Later Temple flew over Eccles Church, Urmston, and Barton Moss, and in returning passed over the county cricket ground where a match was in progress. The latter flight covered a distance of 15 miles. On Saturday 17 May there was a crowd of over 6 000, each of whom paid an admission fee of 6d to enter the landing ground and see the flying. Temple responded by taking off and climbing to a height of 2 200 feet, before flying directly over the White City, in a tricky wind, and again out to the county cricket ground. After this second flight of around 15 miles he landed at the aerodrome with a steep vol plane.
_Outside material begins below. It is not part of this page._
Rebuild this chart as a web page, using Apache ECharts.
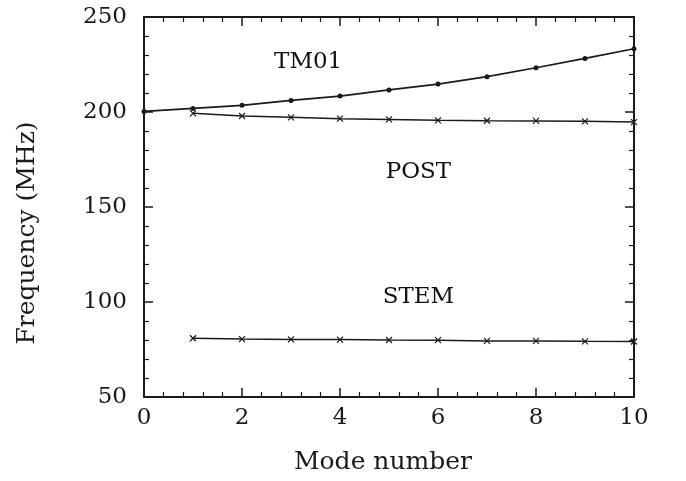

Temple then decided to purchase a Bleriot. He travelled to Issy-les-Moulineaux, near Paris, where he managed to buy a Bleriot XI-2 two-seater previously flown by Roland Garros. Practice flights were made at Issy in September 1913, and initially Temple had hopes of participating in the Paris to London race scheduled for October.

However, Temple decided to leave earlier and preparations were complete by September 4. At 11:30 he took off from Issy with the intention of flying to London. Intentionally or not, the flight was made in stages with landings being made en route at Beauvais, Laboussaire and near Abbeville. Some 104 miles from Issy dense fog and some rain were encountered. The change in weather conditions, together with the fact that he had been fighting a head wind all the way, caused Temple to decide to abort the flight and land at Valines, near Le Crotoy. The landing was somewhat eventful, with one of the blades of the propeller being splintered in the process. This, and the fact that he was suffering from the effects of a bad chill, caused Temple to postpone the resumption of his journey. Total flying time for the 104 miles had been 3 hours and 4 minutes.

By Sunday Temple felt well enough to continue the flight, and a new propeller had arrived from Issy. The damaged propeller was signed by Temple and presented to the owner of the Relais in which he had stayed (it is still in the ownership of the family), and a number of photographs were taken of villagers standing next to the Bleriot. Finally taking his leave of Valines, he first flew to Crotoy to see some friends, and then went along the coast to Calais. Temple landed at Calais to prepare for the cross-Channel flight. This was delayed until 4:15 pm by heavy fog, at which time Temple took off to make landfall near Tonbridge after a flight of 50 minutes. By then it was getting dark, and fuel was low, so he landed quite close to an encampment of hop-pickers. The remainder of the flight was to Hendon covered in about an hour on Monday morning.

This journey was noted as one of the two most significant cross-country flights of 1913.

On October 10, Temple was engaged to give exhibition flights at Hull. A strong wind restricted him to a single flight that day, but three fights were made on the following Saturday. One of these included a climb to some 6 200 feet, and another a flight to Beverley and back. A further four flights were made on the Monday, Tuesday and Wednesday, including a return flight to Driffield. On the Saturday Temple flew his Bleriot from Hendon to Acton to make some exhibition flights before returning to Hendon. This was repeated on the Sunday.